>> Begin DATA ENTRIES

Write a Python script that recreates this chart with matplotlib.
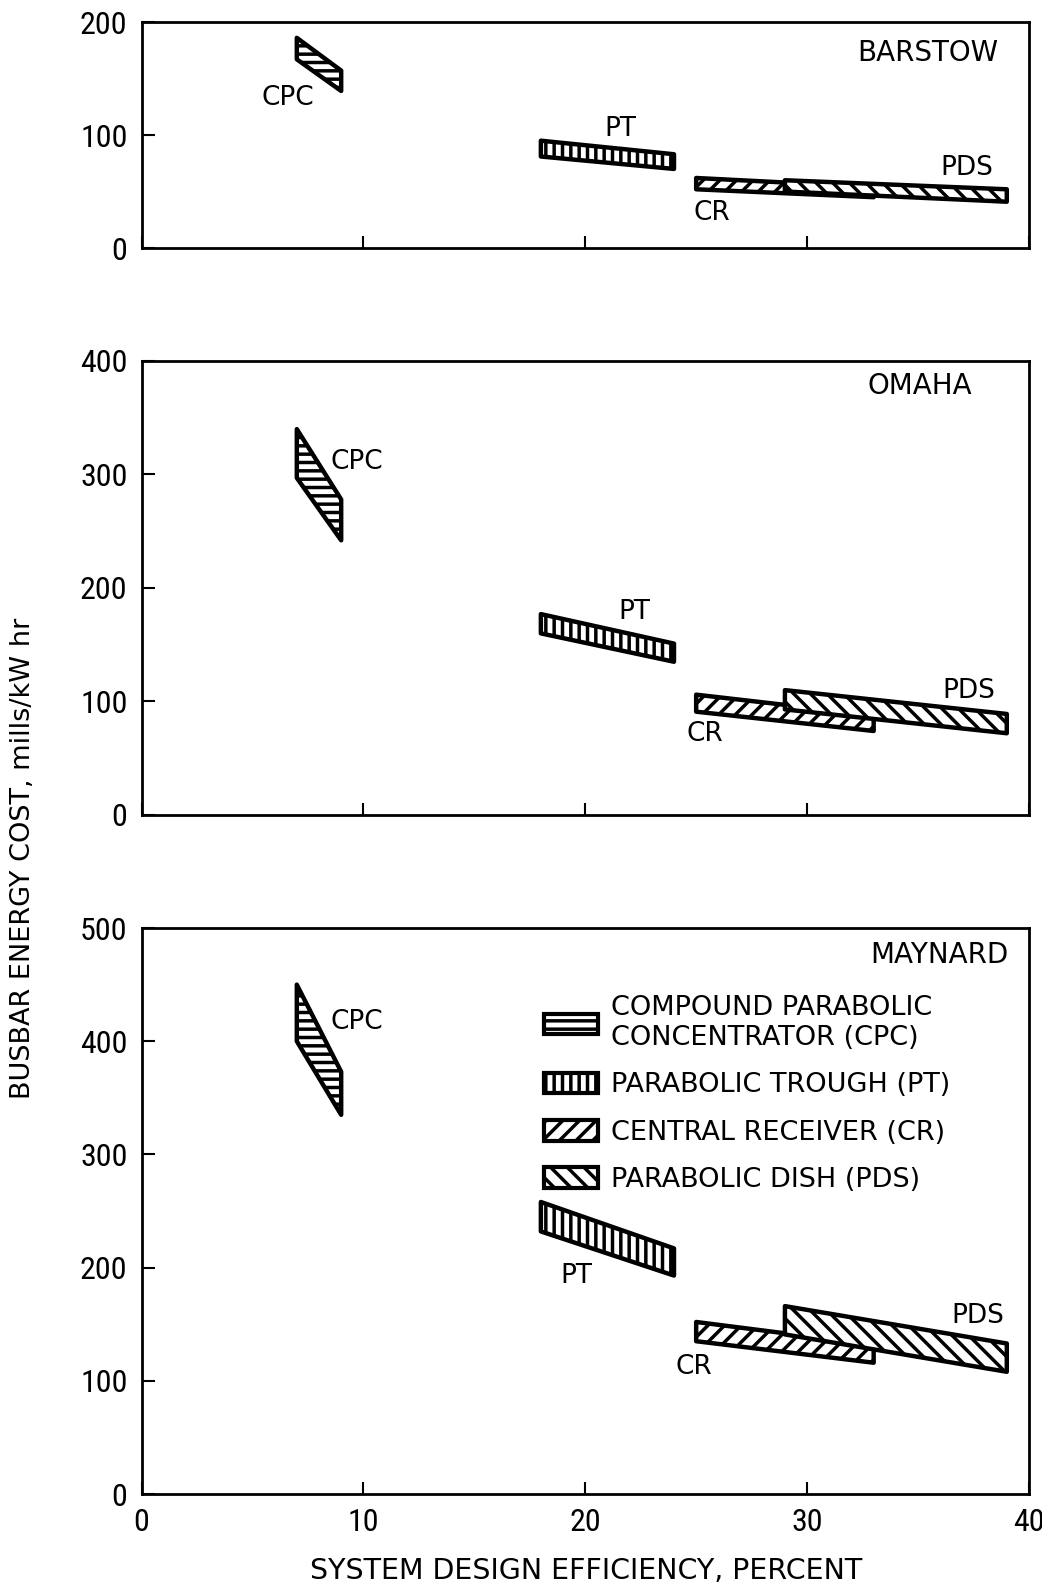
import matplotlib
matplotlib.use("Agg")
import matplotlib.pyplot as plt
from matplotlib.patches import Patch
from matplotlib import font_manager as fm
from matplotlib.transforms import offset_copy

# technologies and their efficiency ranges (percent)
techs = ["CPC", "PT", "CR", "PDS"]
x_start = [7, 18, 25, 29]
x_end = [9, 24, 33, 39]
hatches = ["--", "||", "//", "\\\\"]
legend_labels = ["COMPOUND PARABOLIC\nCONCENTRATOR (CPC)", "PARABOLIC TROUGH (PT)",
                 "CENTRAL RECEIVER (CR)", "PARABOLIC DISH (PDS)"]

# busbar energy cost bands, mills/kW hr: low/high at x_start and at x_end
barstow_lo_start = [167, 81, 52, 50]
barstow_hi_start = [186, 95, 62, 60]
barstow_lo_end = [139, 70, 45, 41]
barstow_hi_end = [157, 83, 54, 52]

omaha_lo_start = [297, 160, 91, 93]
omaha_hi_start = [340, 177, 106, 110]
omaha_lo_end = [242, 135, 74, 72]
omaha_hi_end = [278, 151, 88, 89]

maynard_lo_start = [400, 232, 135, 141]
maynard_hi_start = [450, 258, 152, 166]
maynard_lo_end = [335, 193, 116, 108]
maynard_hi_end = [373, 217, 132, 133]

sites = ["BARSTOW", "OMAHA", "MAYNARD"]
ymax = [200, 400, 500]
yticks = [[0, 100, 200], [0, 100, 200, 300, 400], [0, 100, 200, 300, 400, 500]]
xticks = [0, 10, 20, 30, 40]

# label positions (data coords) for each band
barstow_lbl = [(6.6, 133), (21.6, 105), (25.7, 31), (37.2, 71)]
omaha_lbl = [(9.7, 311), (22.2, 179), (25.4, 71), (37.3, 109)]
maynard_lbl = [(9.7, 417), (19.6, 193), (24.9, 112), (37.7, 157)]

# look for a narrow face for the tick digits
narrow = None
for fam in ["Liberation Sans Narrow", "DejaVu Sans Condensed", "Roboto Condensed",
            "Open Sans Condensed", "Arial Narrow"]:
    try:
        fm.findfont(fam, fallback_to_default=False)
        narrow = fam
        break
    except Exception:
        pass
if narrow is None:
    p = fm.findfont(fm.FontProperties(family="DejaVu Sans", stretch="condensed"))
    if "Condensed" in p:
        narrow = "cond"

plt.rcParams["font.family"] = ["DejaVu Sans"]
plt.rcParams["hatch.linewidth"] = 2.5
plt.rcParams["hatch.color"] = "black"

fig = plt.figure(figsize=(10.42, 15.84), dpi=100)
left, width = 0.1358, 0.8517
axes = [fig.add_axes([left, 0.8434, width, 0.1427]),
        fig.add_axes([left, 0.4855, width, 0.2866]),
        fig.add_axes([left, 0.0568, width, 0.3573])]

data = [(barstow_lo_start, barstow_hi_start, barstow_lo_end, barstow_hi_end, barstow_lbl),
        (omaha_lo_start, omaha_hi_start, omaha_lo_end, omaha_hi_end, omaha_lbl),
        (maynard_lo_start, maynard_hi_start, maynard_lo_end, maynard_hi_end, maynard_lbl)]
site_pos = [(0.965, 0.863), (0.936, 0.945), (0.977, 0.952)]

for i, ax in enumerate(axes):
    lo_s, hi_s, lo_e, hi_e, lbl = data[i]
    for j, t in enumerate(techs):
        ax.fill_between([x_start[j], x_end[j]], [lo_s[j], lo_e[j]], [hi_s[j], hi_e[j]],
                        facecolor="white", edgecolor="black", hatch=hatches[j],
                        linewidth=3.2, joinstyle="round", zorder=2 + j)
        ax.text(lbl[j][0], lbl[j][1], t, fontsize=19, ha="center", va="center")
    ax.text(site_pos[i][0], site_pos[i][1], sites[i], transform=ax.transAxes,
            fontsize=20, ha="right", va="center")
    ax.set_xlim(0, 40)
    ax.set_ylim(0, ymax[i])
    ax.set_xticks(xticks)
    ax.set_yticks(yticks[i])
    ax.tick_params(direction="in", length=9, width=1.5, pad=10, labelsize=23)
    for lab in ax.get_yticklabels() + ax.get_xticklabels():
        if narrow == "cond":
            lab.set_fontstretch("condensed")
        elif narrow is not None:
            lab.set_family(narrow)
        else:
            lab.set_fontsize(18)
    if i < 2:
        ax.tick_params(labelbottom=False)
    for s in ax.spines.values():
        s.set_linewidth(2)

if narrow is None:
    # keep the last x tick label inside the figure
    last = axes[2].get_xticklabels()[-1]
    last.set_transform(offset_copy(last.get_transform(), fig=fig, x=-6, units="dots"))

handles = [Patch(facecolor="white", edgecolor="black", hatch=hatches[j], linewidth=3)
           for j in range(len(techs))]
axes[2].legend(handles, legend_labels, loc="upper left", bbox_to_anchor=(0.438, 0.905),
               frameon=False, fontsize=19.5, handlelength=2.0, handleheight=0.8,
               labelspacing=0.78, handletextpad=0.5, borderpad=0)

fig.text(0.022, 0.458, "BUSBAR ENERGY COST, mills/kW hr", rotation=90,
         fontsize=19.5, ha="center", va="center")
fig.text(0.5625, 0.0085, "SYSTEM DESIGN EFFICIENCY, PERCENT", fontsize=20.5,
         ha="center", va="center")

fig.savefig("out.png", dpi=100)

>> End DATA ENTRIES
>> Begin DATA ENTRIES

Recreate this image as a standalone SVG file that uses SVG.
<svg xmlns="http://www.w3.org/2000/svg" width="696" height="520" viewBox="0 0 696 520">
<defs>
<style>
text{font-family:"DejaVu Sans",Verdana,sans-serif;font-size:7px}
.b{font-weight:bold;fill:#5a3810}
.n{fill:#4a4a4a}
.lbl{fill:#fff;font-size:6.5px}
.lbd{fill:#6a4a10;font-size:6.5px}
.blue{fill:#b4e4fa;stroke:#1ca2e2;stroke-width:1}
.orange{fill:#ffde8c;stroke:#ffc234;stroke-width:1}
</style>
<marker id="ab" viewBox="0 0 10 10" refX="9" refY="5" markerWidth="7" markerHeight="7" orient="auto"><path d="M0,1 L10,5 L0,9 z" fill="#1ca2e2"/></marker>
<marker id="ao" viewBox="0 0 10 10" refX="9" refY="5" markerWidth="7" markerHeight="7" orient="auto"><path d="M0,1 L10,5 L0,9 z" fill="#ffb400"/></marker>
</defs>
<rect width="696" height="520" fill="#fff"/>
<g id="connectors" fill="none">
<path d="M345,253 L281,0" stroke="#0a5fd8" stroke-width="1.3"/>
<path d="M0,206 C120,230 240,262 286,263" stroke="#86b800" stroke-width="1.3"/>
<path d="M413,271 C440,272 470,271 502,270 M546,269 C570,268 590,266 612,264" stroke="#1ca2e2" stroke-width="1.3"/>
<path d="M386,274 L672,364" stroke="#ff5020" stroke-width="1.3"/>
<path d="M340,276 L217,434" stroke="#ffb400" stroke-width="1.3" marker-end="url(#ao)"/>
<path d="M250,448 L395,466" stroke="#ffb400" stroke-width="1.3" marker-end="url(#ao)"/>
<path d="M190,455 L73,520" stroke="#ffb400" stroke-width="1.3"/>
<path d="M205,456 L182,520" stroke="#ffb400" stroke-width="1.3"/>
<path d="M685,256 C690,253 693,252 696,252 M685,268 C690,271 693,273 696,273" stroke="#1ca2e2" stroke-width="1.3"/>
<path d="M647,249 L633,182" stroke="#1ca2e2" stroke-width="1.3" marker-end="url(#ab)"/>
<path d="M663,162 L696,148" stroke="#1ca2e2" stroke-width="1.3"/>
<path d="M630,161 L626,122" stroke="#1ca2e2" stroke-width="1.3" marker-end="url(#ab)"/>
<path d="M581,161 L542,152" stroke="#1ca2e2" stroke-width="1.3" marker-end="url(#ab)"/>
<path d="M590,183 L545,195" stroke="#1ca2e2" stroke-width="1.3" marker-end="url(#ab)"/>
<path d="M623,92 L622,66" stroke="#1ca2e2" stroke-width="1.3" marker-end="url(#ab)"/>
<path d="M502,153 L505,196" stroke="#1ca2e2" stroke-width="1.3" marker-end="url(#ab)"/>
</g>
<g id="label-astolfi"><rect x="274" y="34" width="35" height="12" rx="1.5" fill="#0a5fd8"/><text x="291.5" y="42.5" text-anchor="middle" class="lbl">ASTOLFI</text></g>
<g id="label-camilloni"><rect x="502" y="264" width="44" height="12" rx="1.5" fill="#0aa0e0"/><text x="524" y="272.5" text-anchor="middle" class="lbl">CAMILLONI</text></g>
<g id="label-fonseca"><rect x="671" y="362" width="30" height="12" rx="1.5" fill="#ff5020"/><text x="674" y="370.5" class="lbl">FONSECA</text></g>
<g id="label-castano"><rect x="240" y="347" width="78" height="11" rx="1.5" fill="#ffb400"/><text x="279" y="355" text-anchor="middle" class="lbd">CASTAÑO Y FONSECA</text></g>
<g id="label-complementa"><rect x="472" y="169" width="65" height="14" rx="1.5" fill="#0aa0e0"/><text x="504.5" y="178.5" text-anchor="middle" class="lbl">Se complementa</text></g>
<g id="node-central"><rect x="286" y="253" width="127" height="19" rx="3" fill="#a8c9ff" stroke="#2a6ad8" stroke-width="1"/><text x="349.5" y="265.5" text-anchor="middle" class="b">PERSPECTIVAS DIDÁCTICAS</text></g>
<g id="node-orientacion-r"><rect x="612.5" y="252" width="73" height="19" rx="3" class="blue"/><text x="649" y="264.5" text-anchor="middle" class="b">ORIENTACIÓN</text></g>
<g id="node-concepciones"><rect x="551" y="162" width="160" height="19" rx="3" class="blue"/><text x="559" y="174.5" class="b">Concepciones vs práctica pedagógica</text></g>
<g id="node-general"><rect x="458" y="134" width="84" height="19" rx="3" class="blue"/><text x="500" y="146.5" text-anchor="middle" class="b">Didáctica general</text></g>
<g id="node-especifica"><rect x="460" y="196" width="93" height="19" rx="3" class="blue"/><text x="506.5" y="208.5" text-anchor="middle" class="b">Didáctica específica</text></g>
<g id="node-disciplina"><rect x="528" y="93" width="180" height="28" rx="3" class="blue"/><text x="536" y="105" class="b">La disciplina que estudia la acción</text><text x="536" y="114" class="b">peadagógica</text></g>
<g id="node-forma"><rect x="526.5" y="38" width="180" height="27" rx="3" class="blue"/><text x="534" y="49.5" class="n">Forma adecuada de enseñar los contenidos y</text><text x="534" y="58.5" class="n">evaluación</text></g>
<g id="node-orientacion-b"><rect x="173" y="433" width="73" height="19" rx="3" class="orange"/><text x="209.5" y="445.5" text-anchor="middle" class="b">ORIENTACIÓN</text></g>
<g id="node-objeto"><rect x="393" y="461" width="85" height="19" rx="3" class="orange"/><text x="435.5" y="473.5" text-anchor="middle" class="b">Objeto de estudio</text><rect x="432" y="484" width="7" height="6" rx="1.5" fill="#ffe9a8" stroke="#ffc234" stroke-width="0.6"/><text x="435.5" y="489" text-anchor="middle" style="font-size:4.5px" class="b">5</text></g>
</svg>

>> End DATA ENTRIES
>> Begin DATA ENTRIES

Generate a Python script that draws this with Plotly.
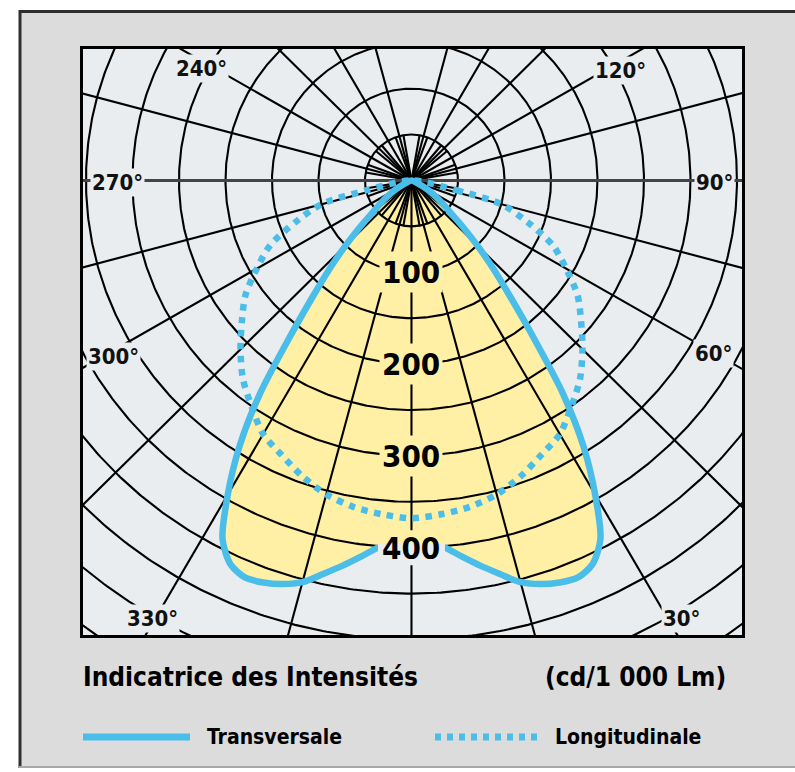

>> End DATA ENTRIES

GIVEN INSTRUCTION: Which lines above contain "with"? Show each of them.

ANSWER FOR THE TASK:
Write a Python script that recreates this chart with matplotlib.
Generate a Python script that draws this with Plotly.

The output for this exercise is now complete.